Question

 Find the area of the triangle \[ABC\], in which \[a = 1,b = 2\] and \[\angle C = {60^o}\].
A. \[\dfrac{1}{2}\]
B. \[\sqrt 3 \]
C. \[\dfrac{{\sqrt 3 }}{2}\]
D. \[\dfrac{3}{2}\]

Answer 1

Hint:
In the given question, we need to find the area of \[\Delta ABC\]. For this, we need to use the following formula. After simplification of this, we will get the desired result.


Formula Used:
Suppose \[a, b\] and \[c\] are the sides and also \[A, B\] and \[C\] are the angles of a triangle \[ABC\] then,
Area of triangle\[ABC\] = \[\dfrac{1}{2}ab\sin C\]
\[\sin {60^o} = \dfrac{{\sqrt 3 }}{2}\]



Complete step-by-step answer:
Let \[a, b\] and \[c\] are the sides and \[A, B\] and \[C\] are the angles of a triangle \[ABC\].
Given that: \[a = 1, b = 2\] and \[\angle C = {60^o}\]
Thus,
Area of \[\Delta ABC = \dfrac{1}{2}ab\sin C\]
\[\Rightarrow\] Area of \[ \Delta ABC = \dfrac{1}{2} \times 1 \times 2\left( {\sin {{60}^o}} \right)\]
By simplifying, we get
\[ \Rightarrow\] Area of \[ \Delta ABC = 1 \times \left( {\sin {{60}^o}} \right)\]
\[ \Rightarrow\] Area of \[\Delta ABC = 1 \times \left( {\dfrac{{\sqrt 3 }}{2}} \right)\]
\[ \Rightarrow\] Area of \[\Delta ABC = \left( {\dfrac{{\sqrt 3 }}{2}} \right)\]
Hence, the area of a triangle \[ABC\] is \[\dfrac{{\sqrt 3 }}{2}\].
Therefore, the correct option is (C).

Additional Information : The total space occupied by the three sides of every specific triangle is known as its area.
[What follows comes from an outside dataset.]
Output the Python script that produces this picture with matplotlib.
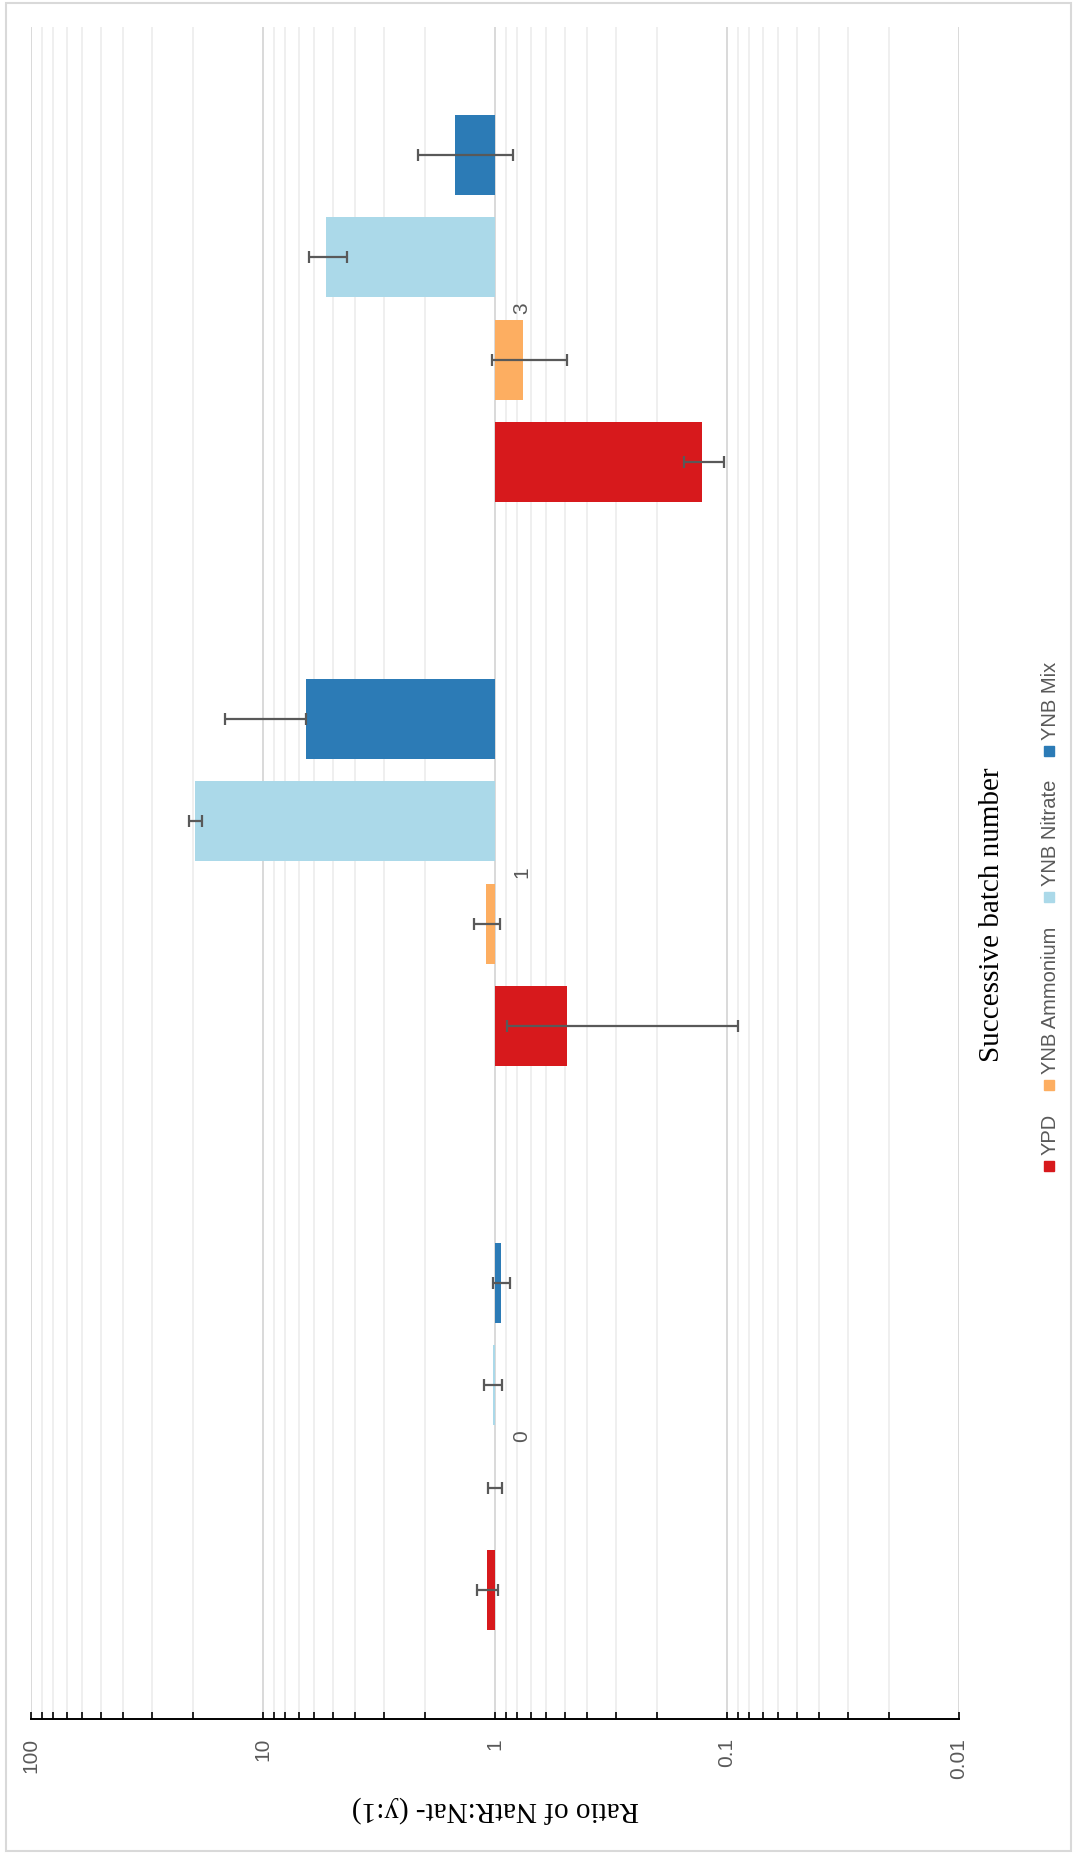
import numpy as np
import matplotlib
matplotlib.use('Agg')
import matplotlib.pyplot as plt
from matplotlib.patches import Rectangle
from matplotlib.ticker import LogLocator, NullFormatter

# ---------------------------- data ----------------------------------
batches = ['0', '1', '3']
media = ['YPD', 'YNB Ammonium', 'YNB Nitrate', 'YNB Mix']
colours = ['#D7191C', '#FDAE61', '#ABD9E9', '#2C7BB6']

# NatR:Nat- ratio per batch
ypd = [1.08, 0.49, 0.128]
ammonium = [1.0, 1.09, 0.757]
nitrate = [1.02, 19.6, 5.35]
mix = [0.94, 6.53, 1.49]

# error bars as [lower], [upper]
ypd_err = [[0.11, 0.40, 0.025], [0.11, 0.40, 0.025]]
ammonium_err = [[0.07, 0.14, 0.27], [0.07, 0.14, 0.27]]
nitrate_err = [[0.09, 1.2, 1.0], [0.09, 1.2, 1.0]]
mix_err = [[0.08, 0.0, 0.65], [0.08, 8.05, 0.65]]

ticks = [100, 10, 1, 0.1, 0.01]
tick_labels = ['100', '10', '1', '0.1', '0.01']

# ---------------------------- figure --------------------------------
W, H = 1073, 1854
fig = plt.figure(figsize=(W / 100, H / 100), dpi=100)
ax = fig.add_axes([31 / W, (H - 1718.5) / H, 928 / W, (1718.5 - 26.7) / H])

grey = '#595959'
bar_h = 0.142
step = 0.1817
series = [ypd, ammonium, nitrate, mix]
errors = [ypd_err, ammonium_err, nitrate_err, mix_err]

for i in range(len(media)):
    vals = np.array(series[i])
    pos = np.arange(len(batches)) + (i - 1.5) * step
    # bars hang off the value-1 line, like the log axis crossing at 1
    ax.barh(pos, vals - 1, left=1, height=bar_h, color=colours[i], zorder=2)
    ax.errorbar(vals, pos, xerr=errors[i], fmt='none', ecolor=grey,
                elinewidth=1.6, capsize=4, capthick=1.6, zorder=3)

ax.set_xscale('log')
ax.set_xlim(100, 0.01)
ax.set_ylim(-0.5, len(batches) - 0.5)

ax.set_axisbelow(True)
ax.grid(True, which='major', axis='x', color='#d9d9d9', lw=1.4)
ax.grid(True, which='minor', axis='x', color='#ececec', lw=1.2)
for s in ['top', 'left', 'right']:
    ax.spines[s].set_visible(False)
ax.spines['bottom'].set_color('black')
ax.spines['bottom'].set_linewidth(1.4)

ax.set_yticks([])
ax.set_xticks(ticks)
ax.set_xticklabels(tick_labels, rotation=90, fontsize=15, color=grey,
                   family='Liberation Sans')
ax.xaxis.set_minor_locator(LogLocator(base=10, subs=np.arange(2, 10)))
ax.xaxis.set_minor_formatter(NullFormatter())
ax.tick_params(axis='x', which='both', direction='in', length=5, width=1.2,
               color='black', pad=14)

# batch labels sit beside the 1 line
for k, b in enumerate(batches):
    ax.annotate(b, xy=(1, k), xytext=(27, 0), textcoords='offset pixels',
                rotation=90, ha='center', va='center', fontsize=15,
                color=grey, family='Liberation Sans')

fig.text(495 / W, 1 - 1809 / H, 'Ratio of NatR:Nat- (y:1)', rotation=180,
         ha='center', va='center', fontsize=21, family='Liberation Serif')
fig.text(992 / W, 1 - 915 / H, 'Successive batch number', rotation=90,
         ha='center', va='center', fontsize=21, family='Liberation Serif')

# legend, stacked bottom to top
fig.canvas.draw()
renderer = fig.canvas.get_renderer()
y = 1171
lx = 1049
for name, c in zip(media, colours):
    fig.add_artist(Rectangle(((lx - 5) / W, 1 - y / H), 10 / W, 10 / H,
                             transform=fig.transFigure, color=c))
    y -= 10 + 6
    t = fig.text((lx + 1) / W, 1 - y / H, name, rotation=90, ha='center',
                 va='bottom', fontsize=14.5, color=grey,
                 family='Liberation Sans')
    h = t.get_window_extent(renderer).height
    y -= h + 24

fig.add_artist(Rectangle((6 / W, 3 / H), 1065 / W, 1848 / H,
                         transform=fig.transFigure, fill=False,
                         ec='#d9d9d9', lw=1.5))

fig.savefig('out.png', dpi=100)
The fundamental method of calculating the area of a triangle is half the product of its base and height. It is possible to find the area of a triangle in different ways. We can also find the area of a triangle in two different ways such as \[ A(\Delta ABC) = \dfrac{1}{2}bc\sin A\] and \[ A(\Delta ABC) = \dfrac{1}{2}ac\sin B\] .



Note:
Many students make mistakes in writing the formula of area of a triangle in terms of sine. This is the only way through which we can solve the example in the simplest way. Also, it is essential to simplify carefully and write the proper value of trigonometric angle to get the desired result.